Thermodynamics, PV diagrams? My teacher told me that the total amount of work done on or by a gas can be represented by the area enclosed in the process in a PV diagram. This is only valid for non isothermic processes, right?
 A: There are several ways we can approach this, but I'll argue that the integral of the PV curve is a more general form of the force times distance concept of work:
$$ W = F \Delta x $$
This applies for pretty much any action over a distance.  If you compress a spring, lift a box, drive a car, the above equation applies to formalize the work done.  To generalize this, let's consider a piston, which is a cylinder that has one moving wall.  Force on the wall from the internal gas is pressure times area, which comes from the definition of pressure.  The volume is the cross-sectional area times the distance between walls, and the change in volume is $\Delta V = \Delta x \times A$.  Substitute these in our equation:
$$ W = F \Delta x = \left( P A \right) \left( \frac{\Delta V  }{A} \right) = P \Delta V $$
This has some major hand-waving, because the pressure changes as the position of the wall changes.  Of course, there is a simple remedy to the situation, which is to write it as an integral.

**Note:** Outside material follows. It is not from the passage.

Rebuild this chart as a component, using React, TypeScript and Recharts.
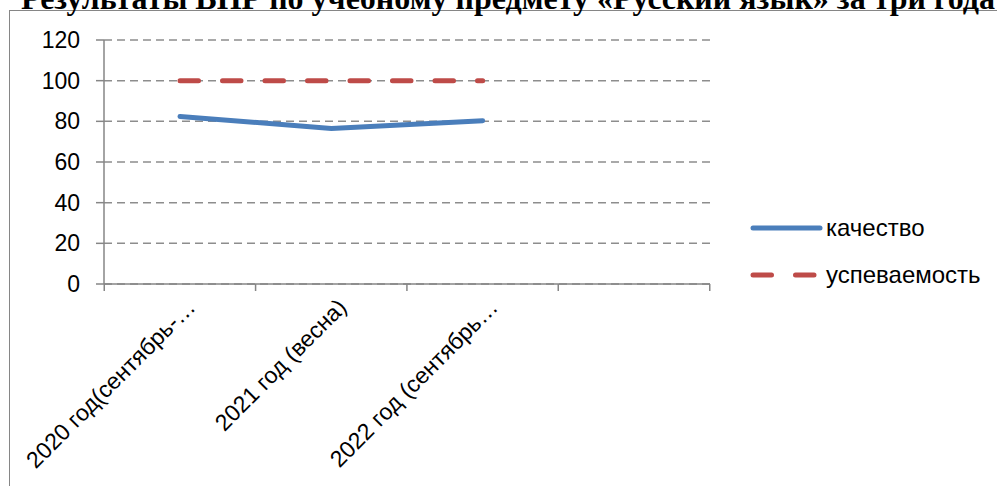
import React from 'react';
import { LineChart, Line, XAxis, YAxis, CartesianGrid } from 'recharts';

const title = 'Результаты ВПР по учебному предмету «Русский язык» за три года';
const categories = ['2020 год(сентябрь-…', '2021 год (весна)', '2022 год (сентябрь…', ''];
const quality: (number | null)[] = [82.4, 76.5, 80.3, null];
const progress: (number | null)[] = [100, 100, 100, null];
const yTicks = [0, 20, 40, 60, 80, 100, 120];
const seriesNames = ['качество', 'успеваемость'];

const data = categories.map((c, i) => ({ cat: c, q: quality[i], p: progress[i] }));

const FONT = '"Liberation Sans", Arial, sans-serif';
const AXIS = '#868686';
const BLUE = '#4a7ebb';
const RED = '#be4b48';

const XTick = (props: any) => {
  const { x, y, payload, index, width, visibleTicksCount } = props;
  const n = visibleTicksCount || categories.length;
  const step = width / n;
  const ax = x + 11;
  const ay = y + 19;
  return (
    <g>
      <line x1={x - step / 2} x2={x - step / 2} y1={y} y2={y + 7} stroke={AXIS} strokeWidth={1.5} />
      {index === n - 1 && (
        <line x1={x + step / 2} x2={x + step / 2} y1={y} y2={y + 7} stroke={AXIS} strokeWidth={1.5} />
      )}
      {payload.value ? (
        <text
          x={ax}
          y={ay}
          transform={`rotate(-45 ${ax} ${ay})`}
          textAnchor="end"
          dominantBaseline="central"
          fontFamily={FONT}
          fontSize={23}
          fill="#000"
        >
          {payload.value}
        </text>
      ) : null}
    </g>
  );
};

const LegendBox = () => (
  <div style={{ position: 'absolute', left: 750, top: 213, fontFamily: FONT, fontSize: 24, color: '#000' }}>
    <div style={{ display: 'flex', alignItems: 'center', height: 30 }}>
      <svg width={74} height={10}>
        <line x1={3} x2={70} y1={5} y2={5} stroke={BLUE} strokeWidth={5} strokeLinecap="round" />
      </svg>
      <span style={{ marginLeft: 2 }}>{seriesNames[0]}</span>
    </div>
    <div style={{ display: 'flex', alignItems: 'center', height: 30, marginTop: 17 }}>
      <svg width={74} height={10}>
        <line x1={3} x2={70} y1={5} y2={5} stroke={RED} strokeWidth={5} strokeLinecap="round" strokeDasharray="18.5 24" />
      </svg>
      <span style={{ marginLeft: 2 }}>{seriesNames[1]}</span>
    </div>
  </div>
);

export default function App() {
  return (
    <div style={{ position: 'absolute', left: 0, top: 0, width: 997, height: 486, overflow: 'hidden', background: '#fff' }}>
      <div
        style={{
          position: 'absolute',
          left: 9,
          top: 10,
          width: 1100,
          height: 600,
          border: `1.5px solid ${AXIS}`,
        }}
      />
      <div
        style={{
          position: 'absolute',
          left: 21,
          top: -17,
          whiteSpace: 'nowrap',
          fontFamily: '"Liberation Serif", "Times New Roman", serif',
          fontWeight: 'bold',
          fontSize: 32,
          lineHeight: '30px',
          color: '#000',
        }}
      >
        {title}
      </div>
      <div style={{ position: 'absolute', left: 0, top: 0 }}>
        <LineChart width={997} height={486} data={data} margin={{ top: 40, right: 287, left: 44, bottom: 0 }}>
          <CartesianGrid vertical={false} stroke="#8d8d8d" strokeWidth={1.5} strokeDasharray="8 5" />
          <XAxis
            dataKey="cat"
            scale="point"
            padding={{ left: 76, right: 76 }}
            height={202}
            interval={0}
            stroke={AXIS}
            strokeWidth={1.5}
            tickLine={false}
            tickSize={0}
            tickMargin={0}
            tick={<XTick />}
          />
          <YAxis
            domain={[0, 120]}
            ticks={yTicks}
            interval={0}
            width={60}
            stroke={AXIS}
            strokeWidth={1.5}
            tickSize={8}
            tickMargin={16}
            tick={{ fill: '#000', fontSize: 23, fontFamily: FONT }}
          />
          <Line
            type="linear"
            dataKey="q"
            name={seriesNames[0]}
            stroke={BLUE}
            strokeWidth={5}
            strokeLinecap="round"
            dot={false}
            activeDot={false}
            isAnimationActive={false}
          />
          <Line
            type="linear"
            dataKey="p"
            name={seriesNames[1]}
            stroke={RED}
            strokeWidth={5}
            strokeLinecap="round"
            strokeDasharray="18.5 24"
            dot={false}
            activeDot={false}
            isAnimationActive={false}
          />
        </LineChart>
      </div>
      <LegendBox />
    </div>
  );
}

$$ W = \int_{1}^{2} P dV$$
I write it this way to indicate that there is a transition from state 1 to state 2.  Pressure depends on the volume in a non-trivial way.  To know exactly how pressure changes you need the thermodynamic specifiers mentioned in the comments - is it isothermal, isentropic, etc.  Assuming you know the amount of gas in the piston and that it remains constant, the pressure is then a function of both volume and temperature, and this is why the additional specifier is needed.